══ DATASET CONTENT ══
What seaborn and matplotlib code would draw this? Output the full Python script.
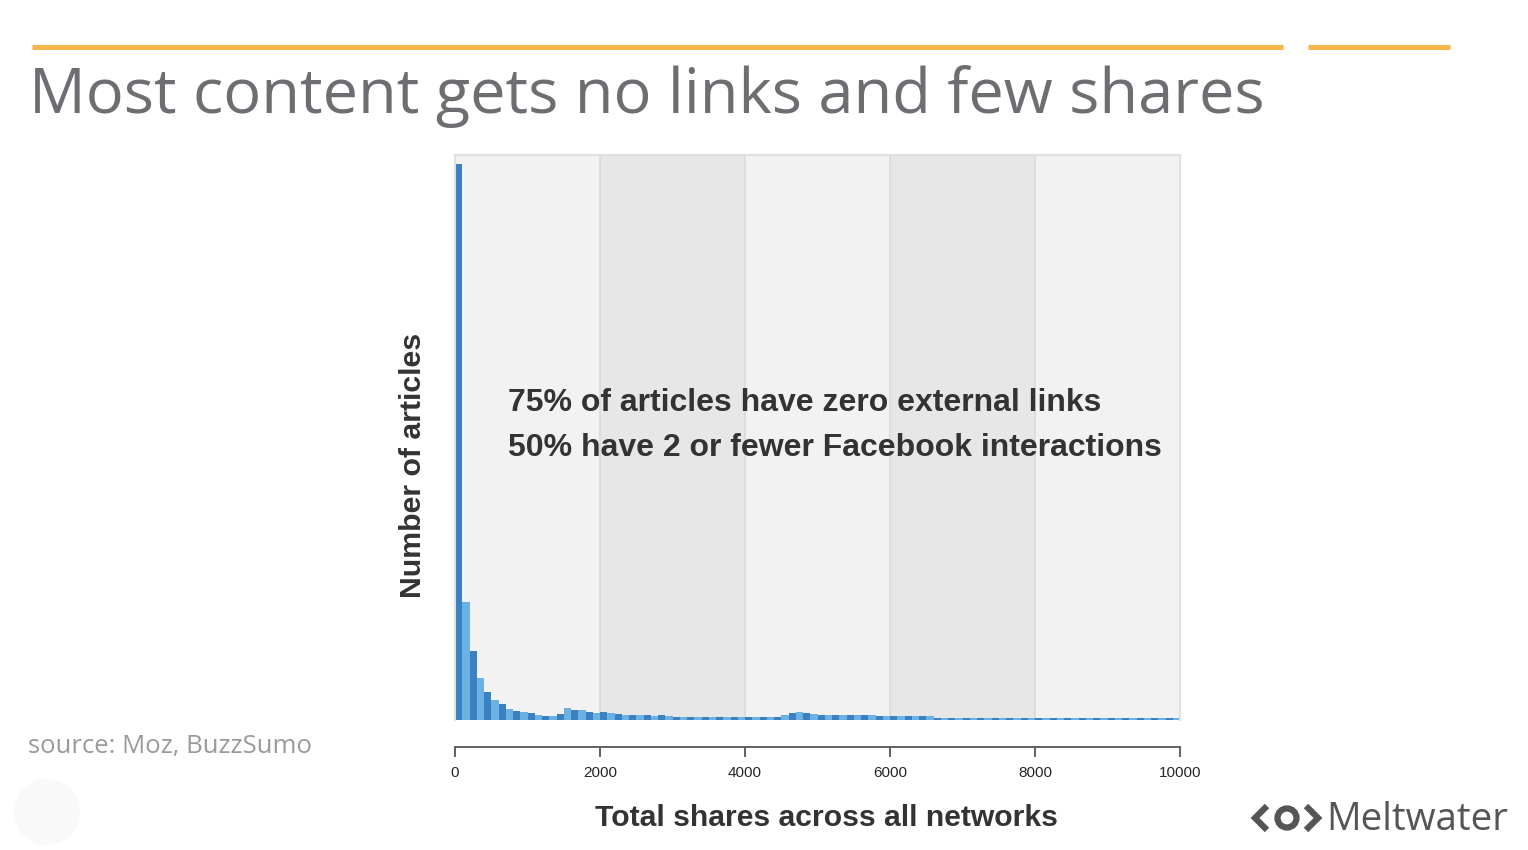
import numpy as np
import pandas as pd
import matplotlib.pyplot as plt
import matplotlib.patches as mpatches
import seaborn as sns

# Histogram of total shares, bins of 100 shares (relative article counts)
bin_width = 100
max_shares = 10000
article_counts = [
    1000, 212, 124, 76, 50, 36, 29, 20, 16, 14,
    13, 9, 7, 7, 11, 22, 18, 18, 14, 13,
    14, 12, 11, 9, 9, 9, 9, 8, 9, 8,
    6, 6, 6, 5, 6, 6, 6, 5, 6, 6,
    6, 6, 5, 6, 6, 9, 13, 14, 12, 10,
    9, 9, 9, 9, 9, 9, 9, 9, 7, 7,
    7, 7, 7, 7, 7, 7, 4, 4, 4, 4,
    3, 4, 4, 4, 3, 4, 4, 4, 4, 3,
    4, 4, 4, 3, 4, 4, 4, 4, 3, 4,
    4, 4, 3, 4, 4, 4, 4, 3, 4, 4,
]
band_edges = [2000, 4000, 6000, 8000]
x_ticks = [0, 2000, 4000, 6000, 8000, 10000]

title = "Most content gets no links and few shares"
note_lines = ["75% of articles have zero external links",
              "50% have 2 or fewer Facebook interactions"]
source = "source: Moz, BuzzSumo"

sns.set_theme(style="white")
plt.rcParams['font.family'] = ['Liberation Sans', 'DejaVu Sans']
slide_font = ["Open Sans", "DejaVu Sans"]

W, H = 1528, 850
fig = plt.figure(figsize=(W / 100, H / 100), dpi=100)
fig.patch.set_facecolor("white")

# main histogram axes, placed in pixel terms
ax = fig.add_axes([455 / W, (H - 720) / H, 725 / W, 565 / H])
ax.set_facecolor("#f2f2f2")
for lo, hi in [(band_edges[0], band_edges[1]), (band_edges[2], band_edges[3])]:
    ax.axvspan(lo, hi, color="#e7e7e7", lw=0, zorder=0)
for b in band_edges:
    ax.axvline(b, color="#dadada", lw=1.2, zorder=0.5)

df = pd.DataFrame({
    "shares": np.arange(len(article_counts)) * bin_width + bin_width / 2,
    "count": article_counts,
})
df["tone"] = np.where(np.arange(len(df)) % 2 == 0, "dark", "light")

sns.histplot(data=df, x="shares", weights="count", hue="tone",
             binwidth=bin_width, binrange=(0, max_shares),
             multiple="stack", palette={"dark": "#3b80c0", "light": "#6cb1e4"},
             alpha=1, linewidth=0, legend=False, ax=ax, zorder=2)

ax.set_xlim(0, max_shares)
ax.set_ylim(0, 1000 * 565 / 556)
ax.set_yticks([])
ax.set_ylabel("")
ax.set_xlabel("")
ax.set_xticks(x_ticks)
ax.set_xticklabels([str(t) for t in x_ticks], fontsize=12.8, color="#3a3a3a")
ax.tick_params(axis="x", direction="out", length=7, width=1.3, color="#555555",
               pad=6.5, bottom=True)
for side in ["top", "left", "right"]:
    ax.spines[side].set_color("#e0e0e0")
    ax.spines[side].set_linewidth(1.5)
ax.spines["bottom"].set_position(("outward", 19.5))
ax.spines["bottom"].set_color("#555555")
ax.spines["bottom"].set_linewidth(1.3)

fig.text(413 / W, 1 - 465 / H, "Number of articles", rotation=90, fontsize=21.8,
         fontweight="bold", color="#333333", ha="center", va="center")
fig.text(826 / W, 1 - 818 / H, "Total shares across all networks", fontsize=21.7,
         fontweight="bold", color="#333333", ha="center", va="center")
for i, line in enumerate(note_lines):
    fig.text(508 / W, 1 - (403 + 45 * i) / H, line, fontsize=23, fontweight="bold",
             color="#333333", ha="left", va="center")

# slide decorations, drawn on an overlay in pixel coordinates
deco = fig.add_axes([0, 0, 1, 1], zorder=-1)
deco.set_xlim(0, W)
deco.set_ylim(H, 0)
deco.axis("off")
deco.plot([32, 1283], [46.5, 46.5], color="#f7b64b", lw=3.6, solid_capstyle="butt")
deco.plot([1308, 1450], [46.5, 46.5], color="#f7b64b", lw=3.6, solid_capstyle="butt")
deco.text(29, 96, title, fontsize=45.5, color="#6d6e71", family=slide_font,
          ha="left", va="center")
deco.text(28, 746, source, fontsize=18.5, color="#9a9a9a", family=slide_font,
          ha="left", va="center")
deco.add_patch(mpatches.Circle((47, 812), 33, color="#f9f9f9", lw=0))

# Meltwater logo
logo = "#555555"
deco.plot([1267, 1255, 1267], [806, 818, 830], color=logo, lw=4.5,
          solid_capstyle="butt", solid_joinstyle="miter")
deco.plot([1306, 1318, 1306], [806, 818, 830], color=logo, lw=4.5,
          solid_capstyle="butt", solid_joinstyle="miter")
deco.add_patch(mpatches.Circle((1287, 818), 9.5, fill=False, ec=logo, lw=4.5))
deco.text(1326, 820, "Meltwater", fontsize=27.8, color=logo,
          family=slide_font, ha="left", va="center")

fig.savefig("out.png", dpi=100, facecolor="white")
═══
#### THE PROBLEM
Leave out the pictures, then repeat the listing above exactly from its first line to the line with "import seaborn as sns", inclusive.

#### SOLUTION TO THIS TASK
What seaborn and matplotlib code would draw this? Output the full Python script.
import numpy as np
import pandas as pd
import matplotlib.pyplot as plt
import matplotlib.patches as mpatches
import seaborn as sns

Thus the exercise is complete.